The requirement is stricter than in HTML 4 in the sense that HTML 4 allows 
any mixture of dt and dd elements, even one beginning with dd (which does 
not make much sense semantically) but looser in the sense that it allows the 
content to be empty (apparently to allow the use of <dl></dl> as a 
placeholder to be filled using a script).

> In some documents, one needs to label each term definition with a
> reference number or similar

That's understandable, but numbering of items is generally not supported in 
HTML as marked-up _elements_. Even in an "ordered" (read: numbered) list, 
i.e. an ol element, the numbering is implied, though you can set the numbers 
explicitly - but in attributes, e.g. <li value="42">, not as elements. 
Moreover, you cannot use the numbers directly in links - you need to assign 
id attributes to the <li> elements, or use scripting, or some special way of 
referring to a specific <li> element.

I guess the need for labeling dt elements, though real, is not common enough 
to justify added complexity, especially since it would be rather illogical 
to add it for dl but not ul, ol, and menu.

> The number isn't a term, so
> it doesn't make sense to make it a dt, but it's not a definition
> either, so it's not a dd.

Logically and semantically, you are quite right. In practice, I suppose you 
could just make it part of the dt element contents _or_ use something like

<dt id="42">

together with, say,

dt[id]:before { content: attr(id) " "; }

in CSS (though this won't work in old versions of IE, which don't support 
generated content). You may need to use different id values (as id values 
must be unique in a document), but basically this would seem to solve most 
of the problem, with no added HTML features.

> The header for dl says:
>
> Content model:

That's normative.

> Quite clear, but then the text below says:
>
> If a dl element contains non-whitespace text nodes, or elements other
> than
>> dt and dd, then those elements or text nodes do not form part of any
>> groups in that dl.
>
> ...which softens that a bit.

Well, not really. It does not change the rules (for authors and documents). 
It just adds some rules (for browsers) on dealing with documents that 
violate the rules.

Today I noticed a somewhat similar issue with the title element: only text 
content is allowed (no markup), but the rule for this is followed by the 
definition of the IDL attribute text in terms of picking up just the text 
content of nodes - as if non-text nodes were allowed.

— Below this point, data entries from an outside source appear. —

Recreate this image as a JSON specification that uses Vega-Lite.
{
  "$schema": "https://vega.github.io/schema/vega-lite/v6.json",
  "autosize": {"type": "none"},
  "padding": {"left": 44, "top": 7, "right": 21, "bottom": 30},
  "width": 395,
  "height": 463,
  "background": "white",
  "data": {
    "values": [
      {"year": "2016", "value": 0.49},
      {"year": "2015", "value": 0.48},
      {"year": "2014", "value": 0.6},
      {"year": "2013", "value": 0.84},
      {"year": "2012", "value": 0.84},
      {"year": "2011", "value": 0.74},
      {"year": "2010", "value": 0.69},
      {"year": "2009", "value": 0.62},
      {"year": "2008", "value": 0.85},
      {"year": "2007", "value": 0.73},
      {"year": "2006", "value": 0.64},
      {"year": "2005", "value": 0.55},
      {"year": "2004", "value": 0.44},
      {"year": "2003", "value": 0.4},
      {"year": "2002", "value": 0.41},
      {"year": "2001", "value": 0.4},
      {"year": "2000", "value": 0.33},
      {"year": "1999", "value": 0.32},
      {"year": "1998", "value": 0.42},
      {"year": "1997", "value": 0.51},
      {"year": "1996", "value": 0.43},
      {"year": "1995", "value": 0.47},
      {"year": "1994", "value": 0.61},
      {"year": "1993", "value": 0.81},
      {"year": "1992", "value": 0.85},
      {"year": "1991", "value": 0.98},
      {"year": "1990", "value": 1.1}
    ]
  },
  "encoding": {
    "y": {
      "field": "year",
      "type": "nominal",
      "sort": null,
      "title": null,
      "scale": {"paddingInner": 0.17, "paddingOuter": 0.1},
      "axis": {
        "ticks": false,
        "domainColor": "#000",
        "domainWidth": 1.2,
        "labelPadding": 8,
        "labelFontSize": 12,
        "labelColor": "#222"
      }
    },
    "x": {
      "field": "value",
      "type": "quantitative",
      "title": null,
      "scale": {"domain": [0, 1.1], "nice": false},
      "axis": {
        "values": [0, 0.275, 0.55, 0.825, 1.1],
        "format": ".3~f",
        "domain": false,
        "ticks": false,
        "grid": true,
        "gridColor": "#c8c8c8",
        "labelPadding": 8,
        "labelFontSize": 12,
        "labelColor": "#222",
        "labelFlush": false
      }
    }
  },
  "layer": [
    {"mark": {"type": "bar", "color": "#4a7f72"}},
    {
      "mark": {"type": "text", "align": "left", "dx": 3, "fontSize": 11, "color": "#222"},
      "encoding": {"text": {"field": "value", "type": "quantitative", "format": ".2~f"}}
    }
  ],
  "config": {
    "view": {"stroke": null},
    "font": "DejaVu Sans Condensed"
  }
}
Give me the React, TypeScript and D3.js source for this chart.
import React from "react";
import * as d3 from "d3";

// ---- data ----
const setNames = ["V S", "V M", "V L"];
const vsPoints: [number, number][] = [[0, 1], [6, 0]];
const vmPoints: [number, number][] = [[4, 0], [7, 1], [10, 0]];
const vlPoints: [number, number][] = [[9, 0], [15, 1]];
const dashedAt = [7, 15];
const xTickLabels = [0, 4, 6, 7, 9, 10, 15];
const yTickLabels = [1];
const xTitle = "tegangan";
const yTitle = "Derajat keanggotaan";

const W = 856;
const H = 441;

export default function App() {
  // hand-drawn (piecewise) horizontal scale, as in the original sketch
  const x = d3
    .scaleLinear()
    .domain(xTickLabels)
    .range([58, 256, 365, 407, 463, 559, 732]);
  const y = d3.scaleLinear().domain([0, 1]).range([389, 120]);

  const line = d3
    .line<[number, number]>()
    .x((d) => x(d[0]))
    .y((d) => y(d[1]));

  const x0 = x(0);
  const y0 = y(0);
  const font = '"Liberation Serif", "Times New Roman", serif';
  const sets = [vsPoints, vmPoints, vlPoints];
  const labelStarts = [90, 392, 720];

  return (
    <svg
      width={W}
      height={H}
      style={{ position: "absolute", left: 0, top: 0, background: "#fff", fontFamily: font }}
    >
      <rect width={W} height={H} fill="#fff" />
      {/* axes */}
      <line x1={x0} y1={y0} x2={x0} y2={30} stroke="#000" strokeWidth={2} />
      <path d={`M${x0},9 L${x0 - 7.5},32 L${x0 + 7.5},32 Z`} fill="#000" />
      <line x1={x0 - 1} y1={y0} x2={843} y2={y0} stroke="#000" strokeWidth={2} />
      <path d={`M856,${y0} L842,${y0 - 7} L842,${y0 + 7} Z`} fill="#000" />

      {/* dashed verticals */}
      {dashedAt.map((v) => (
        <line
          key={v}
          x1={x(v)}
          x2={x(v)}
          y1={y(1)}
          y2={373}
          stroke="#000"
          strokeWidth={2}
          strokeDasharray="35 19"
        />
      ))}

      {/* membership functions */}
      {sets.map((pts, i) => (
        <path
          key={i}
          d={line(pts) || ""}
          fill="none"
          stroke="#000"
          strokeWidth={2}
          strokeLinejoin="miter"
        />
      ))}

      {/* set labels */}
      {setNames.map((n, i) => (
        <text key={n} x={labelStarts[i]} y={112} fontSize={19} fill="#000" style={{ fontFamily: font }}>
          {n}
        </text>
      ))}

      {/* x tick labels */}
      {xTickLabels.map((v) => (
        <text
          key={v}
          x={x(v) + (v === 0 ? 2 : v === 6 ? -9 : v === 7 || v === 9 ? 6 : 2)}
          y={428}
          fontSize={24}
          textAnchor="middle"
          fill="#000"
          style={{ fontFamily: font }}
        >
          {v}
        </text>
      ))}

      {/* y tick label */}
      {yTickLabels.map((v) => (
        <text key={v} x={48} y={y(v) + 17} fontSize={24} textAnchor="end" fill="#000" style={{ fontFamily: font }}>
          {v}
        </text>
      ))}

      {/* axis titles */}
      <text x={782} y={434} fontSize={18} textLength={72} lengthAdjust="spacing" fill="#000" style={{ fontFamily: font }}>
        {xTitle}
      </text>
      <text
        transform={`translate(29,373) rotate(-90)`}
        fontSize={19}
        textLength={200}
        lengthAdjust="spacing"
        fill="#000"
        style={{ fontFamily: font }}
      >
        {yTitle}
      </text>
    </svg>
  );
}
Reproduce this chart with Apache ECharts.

> The validator seems to agree with the
> former, disallowing (say) a p or span.

In general, the validator(s) for HTML5 do not correspond to current HTML5 
drafts in every detail. This is rather understandable, as HTML5 is a moving 
target. But in this case, as in most cases, the validator(s) reflect(s) the 
rules.

> Is the latter simply giving an
> indication of how invalid content should be treated?

Rather, how invalid content of certain type _must_ be treated - I gather it 
is a requirement on user agents, instead of just a recommendation.

-- 
Yucca, http://www.cs.tut.fi/~jkorpela/ 

Received on Friday, 8 April 2011 15:56:56 UTC